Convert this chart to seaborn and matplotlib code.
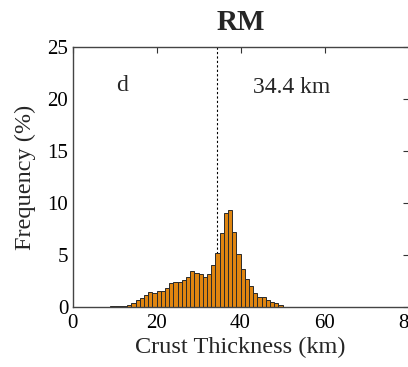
import numpy as np
import pandas as pd
import matplotlib
matplotlib.use("Agg")
import matplotlib.pyplot as plt
import seaborn as sns

# Crust thickness histogram (1 km bins), frequency in percent
bin_left = list(range(9, 50))
frequency = [0.05, 0.05, 0.05, 0.06, 0.15, 0.4, 0.65, 0.9, 1.15, 1.4,
             1.3, 1.5, 1.5, 1.8, 2.3, 2.4, 2.4, 2.6, 2.9, 3.5,
             3.3, 3.2, 2.9, 3.2, 4.0, 5.2, 7.1, 9.0, 9.3, 7.2,
             5.1, 3.7, 2.7, 2.0, 1.35, 1.0, 0.93, 0.7, 0.5, 0.35, 0.2]
mean_thickness = 34.4
x_ticks = [0, 20, 40, 60, 80]
y_ticks = [0, 5, 10, 15, 20, 25]

sns.set_theme(style="white")
plt.rcParams["font.family"] = ["Liberation Serif", "DejaVu Serif"]

df = pd.DataFrame({"thickness": [b + 0.5 for b in bin_left], "freq": frequency})
edges = bin_left + [bin_left[-1] + 1]

fig = plt.figure(figsize=(4.08, 3.67), dpi=100)
ax = fig.add_axes([72.5 / 408, 60 / 367, 336 / 408, 260 / 367])

ax.axvline(mean_thickness, color="black", lw=0.8, ls=(0, (2, 2)), zorder=1)
sns.histplot(data=df, x="thickness", weights="freq", bins=edges, ax=ax,
             color="#DF8510", alpha=1.0, edgecolor="#2a2a2a", linewidth=0.7,
             zorder=2)

ax.set_xlim(0, 80)
ax.set_ylim(0, 25)
ax.set_xticks(x_ticks)
ax.set_yticks(y_ticks)
ax.tick_params(axis="both", direction="in", length=4, width=0.8, top=True,
               right=True, labelsize=15, colors="#333333", labelcolor="black")
ax.tick_params(axis="x", pad=5)
ax.tick_params(axis="y", pad=3)
for s in ax.spines.values():
    s.set_color("#444444")
    s.set_linewidth(1.0)

ax.set_xlabel("Crust Thickness (km)", fontsize=17.5, labelpad=3)
ax.set_ylabel("Frequency (%)", fontsize=17.5, labelpad=8)
ax.set_title("RM", fontsize=21, fontweight="bold", pad=12)

ax.text(10.5, 21.3, "d", fontsize=17, ha="left", va="center")
ax.text(43.0, 21.1, f"{mean_thickness} km", fontsize=17, ha="left", va="center")

fig.savefig("out.png", dpi=100)
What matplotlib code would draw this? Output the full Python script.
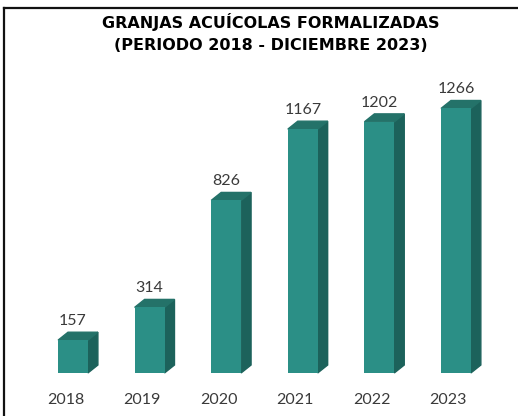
import matplotlib.pyplot as plt
from matplotlib.patches import Polygon
from matplotlib.lines import Line2D

years = ["2018", "2019", "2020", "2021", "2022", "2023"]
granjas = [157, 314, 826, 1167, 1202, 1266]

FRONT = "#2b8f86"
SIDE = "#1c625b"
TOP = "#247269"

fig = plt.figure(figsize=(5.18, 4.16), dpi=100)
ax = fig.add_axes([0, 0, 1, 1])
ax.set_xlim(-0.953, 5.81)
ax.set_ylim(-206, 1785)
ax.axis("off")

width = 0.39
dx = 0.13   # depth of the box, x direction
dy = 38     # depth of the box, y direction

xs = list(range(len(years)))
ax.bar(xs, granjas, width=width, color=FRONT, zorder=2)

for x, v in zip(xs, granjas):
    left, right = x - width / 2, x + width / 2
    side = Polygon([(right, 0), (right + dx, dy), (right + dx, v + dy), (right, v)],
                   closed=True, color=SIDE, zorder=1)
    top = Polygon([(left, v), (left + dx, v + dy), (right + dx, v + dy), (right, v)],
                  closed=True, color=TOP, zorder=1)
    ax.add_patch(side)
    ax.add_patch(top)
    ax.annotate(str(v), (x, v + dy), xytext=(0, 3), textcoords="offset points",
                ha="center", va="bottom", fontsize=11.5, color="#3a3a3a",
                family="Lato")
    ax.text(x - 0.1, -130, years[x], ha="center", va="center",
            fontsize=11.5, color="#3a3a3a", family="Lato")

fig.text(0.522, 0.946, "GRANJAS ACUÍCOLAS FORMALIZADAS", ha="center", va="center",
         fontsize=11.5, fontweight="bold", color="#000000")
fig.text(0.522, 0.891, "(PERIODO 2018 - DICIEMBRE 2023)", ha="center", va="center",
         fontsize=11.5, fontweight="bold", color="#000000")

# frame on the left and top edges
fig.add_artist(Line2D([4 / 518, 4 / 518], [0, 1 - 8 / 416], color="#111111", lw=1.6))
fig.add_artist(Line2D([4 / 518, 1], [1 - 8 / 416, 1 - 8 / 416], color="#111111", lw=1.6))

fig.savefig("out.png", dpi=100)
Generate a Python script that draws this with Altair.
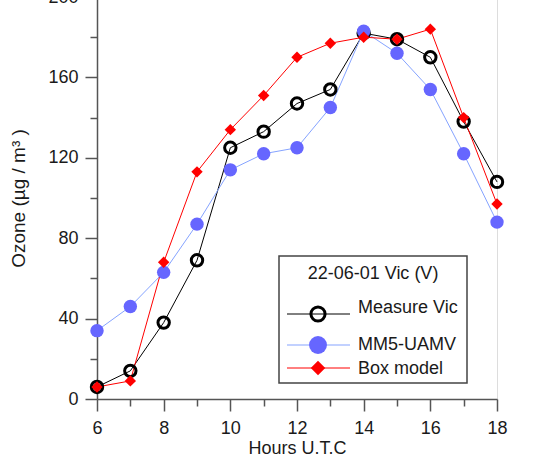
import altair as alt
import pandas as pd

hours = list(range(6, 19))
measure_vic = [6, 14, 38, 69, 125, 133, 147, 154, 182, 179, 170, 138, 108]
mm5_uamv = [34, 46, 63, 87, 114, 122, 125, 145, 183, 172, 154, 122, 88]
box_model = [6, 9, 68, 113, 134, 151, 170, 177, 180, 179, 184, 140, 97]

y_major = [0, 40, 80, 120, 160, 200]
y_minor = [20, 60, 100, 140, 180]
x_major = [6, 8, 10, 12, 14, 16, 18]
x_minor = [7, 9, 11, 13, 15, 17]

legend_title = "22-06-01 Vic (V)"
series_names = ["Measure Vic", "MM5-UAMV", "Box model"]

FONT = "Liberation Sans"
AX = "#555555"
TXT = "#1a1a1a"

df = pd.DataFrame({"hour": hours, "Measure Vic": measure_vic,
                   "MM5-UAMV": mm5_uamv, "Box model": box_model})
long = df.melt("hour", var_name="series", value_name="ozone")

xscale = alt.Scale(domain=[6, 18], nice=False, zero=False)
yscale = alt.Scale(domain=[0, 200], nice=False)


def X(axis):
    return alt.X("hour:Q", scale=xscale, axis=axis)


def Y(axis):
    return alt.Y("ozone:Q", scale=yscale, axis=axis)


base = alt.Chart(long)

x_main = alt.Axis(orient="bottom", values=x_major, tickSize=12, tickWidth=1.5, tickColor=AX,
                  domainColor=AX, domainWidth=1.5, labelFont=FONT, labelFontSize=18,
                  labelColor=TXT, labelPadding=8, title="Hours U.T.C", titleFont=FONT,
                  titleFontSize=18, titleFontWeight="normal", titleColor=TXT,
                  titlePadding=2, grid=False, labelFlush=False)
y_main = alt.Axis(orient="left", values=y_major, tickSize=12, tickWidth=1.5, tickColor=AX,
                  domainColor=AX, domainWidth=1.5, labelFont=FONT, labelFontSize=18,
                  labelColor=TXT, labelPadding=7, title="Ozone (µg / m³ )", titleFont=FONT,
                  titleFontSize=19, titleFontWeight="normal", titleColor=TXT,
                  titlePadding=19, grid=False, labelFlush=False)
x_min = alt.Axis(orient="bottom", values=x_minor, tickSize=7, tickWidth=1.5, tickColor=AX,
                 domain=False, labels=False, title=None, grid=False)
y_min = alt.Axis(orient="left", values=y_minor, tickSize=7, tickWidth=1.5, tickColor=AX,
                 domain=False, labels=False, title=None, grid=False)

axis_main = base.mark_point(opacity=0).encode(x=X(x_main), y=Y(y_main))
axis_minor = base.mark_point(opacity=0).encode(x=X(x_min), y=Y(y_min))

blk = base.transform_filter(alt.datum.series == "Measure Vic")
blu = base.transform_filter(alt.datum.series == "MM5-UAMV")
red = base.transform_filter(alt.datum.series == "Box model")

blk_line = blk.mark_line(color="black", strokeWidth=1).encode(x=X(None), y=Y(None))
blk_pt = blk.mark_point(shape="circle", filled=False, color="black", strokeWidth=3,
                        size=130, opacity=1).encode(x=X(None), y=Y(None))
blu_line = blu.mark_line(color="#85a3ff", strokeWidth=1).encode(x=X(None), y=Y(None))
blu_pt = blu.mark_circle(color="#6666ff", size=180, opacity=1).encode(x=X(None), y=Y(None))
red_line = red.mark_line(color="#ff0000", strokeWidth=1).encode(x=X(None), y=Y(None))
red_pt = red.mark_point(shape="diamond", filled=True, color="#ff0000", size=130,
                        opacity=1).encode(x=X(None), y=Y(None))

# legend (pixel placement inside the plot area)
one = alt.Chart(pd.DataFrame({"k": [0]}))
leg_box = one.mark_rect(fill="white", stroke="#444444", strokeWidth=1.5).encode(
    x=alt.value(182), x2=alt.value(370), y=alt.value(259), y2=alt.value(386))
leg_title = one.mark_text(font=FONT, fontSize=18, color=TXT, align="center",
                          baseline="middle").encode(
    x=alt.value(276), y=alt.value(277), text=alt.value(legend_title))

leg_layers = [leg_box, leg_title]
styles = [
    dict(line="black", y=317, ty=311,
         mark=dict(shape="circle", filled=False, color="black", strokeWidth=3, size=200)),
    dict(line="#85a3ff", y=348, ty=348,
         mark=dict(shape="circle", filled=True, color="#6666ff", size=320, strokeWidth=0)),
    dict(line="#ff0000", y=371, ty=372,
         mark=dict(shape="diamond", filled=True, color="#ff0000", size=210, strokeWidth=0)),
]
for name, st in zip(series_names, styles):
    leg_layers.append(one.mark_rule(color=st["line"], strokeWidth=1).encode(
        x=alt.value(190), x2=alt.value(253), y=alt.value(st["y"])))
    leg_layers.append(one.mark_point(opacity=1, **st["mark"]).encode(
        x=alt.value(221), y=alt.value(st["y"])))
    leg_layers.append(one.mark_text(font=FONT, fontSize=18, color=TXT, align="left",
                                    baseline="middle").encode(
        x=alt.value(261), y=alt.value(st["ty"]), text=alt.value(name)))

chart = alt.layer(
    axis_main, axis_minor,
    blk_line, blu_line, red_line, blk_pt, blu_pt, red_pt,
    *leg_layers
).resolve_axis(x="independent", y="independent").properties(
    width=400, height=402,
    autosize=alt.AutoSizeParams(type="none"),
    padding={"left": 97, "top": -3, "right": 47, "bottom": 64},
).configure_view(stroke=None).configure(background="white")

chart.save("out.html", embed_options={"renderer": "svg", "actions": False})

Your task =
Copy nothing but the lines from the top of the material through the line holding "from matplotlib.lines import Line2D", exactly as written; omit pictures.

Answer to the exercise =
Convert this chart to seaborn and matplotlib code.
import numpy as np
import pandas as pd
import matplotlib
matplotlib.use("Agg")
import matplotlib.pyplot as plt
import seaborn as sns

# Crust thickness histogram (1 km bins), frequency in percent
bin_left = list(range(9, 50))
frequency = [0.05, 0.05, 0.05, 0.06, 0.15, 0.4, 0.65, 0.9, 1.15, 1.4,
             1.3, 1.5, 1.5, 1.8, 2.3, 2.4, 2.4, 2.6, 2.9, 3.5,
             3.3, 3.2, 2.9, 3.2, 4.0, 5.2, 7.1, 9.0, 9.3, 7.2,
             5.1, 3.7, 2.7, 2.0, 1.35, 1.0, 0.93, 0.7, 0.5, 0.35, 0.2]
mean_thickness = 34.4
x_ticks = [0, 20, 40, 60, 80]
y_ticks = [0, 5, 10, 15, 20, 25]

sns.set_theme(style="white")
plt.rcParams["font.family"] = ["Liberation Serif", "DejaVu Serif"]

df = pd.DataFrame({"thickness": [b + 0.5 for b in bin_left], "freq": frequency})
edges = bin_left + [bin_left[-1] + 1]

fig = plt.figure(figsize=(4.08, 3.67), dpi=100)
ax = fig.add_axes([72.5 / 408, 60 / 367, 336 / 408, 260 / 367])

ax.axvline(mean_thickness, color="black", lw=0.8, ls=(0, (2, 2)), zorder=1)
sns.histplot(data=df, x="thickness", weights="freq", bins=edges, ax=ax,
             color="#DF8510", alpha=1.0, edgecolor="#2a2a2a", linewidth=0.7,
             zorder=2)

ax.set_xlim(0, 80)
ax.set_ylim(0, 25)
ax.set_xticks(x_ticks)
ax.set_yticks(y_ticks)
ax.tick_params(axis="both", direction="in", length=4, width=0.8, top=True,
               right=True, labelsize=15, colors="#333333", labelcolor="black")
ax.tick_params(axis="x", pad=5)
ax.tick_params(axis="y", pad=3)
for s in ax.spines.values():
    s.set_color("#444444")
    s.set_linewidth(1.0)

ax.set_xlabel("Crust Thickness (km)", fontsize=17.5, labelpad=3)
ax.set_ylabel("Frequency (%)", fontsize=17.5, labelpad=8)
ax.set_title("RM", fontsize=21, fontweight="bold", pad=12)

ax.text(10.5, 21.3, "d", fontsize=17, ha="left", va="center")
ax.text(43.0, 21.1, f"{mean_thickness} km", fontsize=17, ha="left", va="center")

fig.savefig("out.png", dpi=100)
What matplotlib code would draw this? Output the full Python script.
import matplotlib.pyplot as plt
from matplotlib.patches import Polygon
from matplotlib.lines import Line2D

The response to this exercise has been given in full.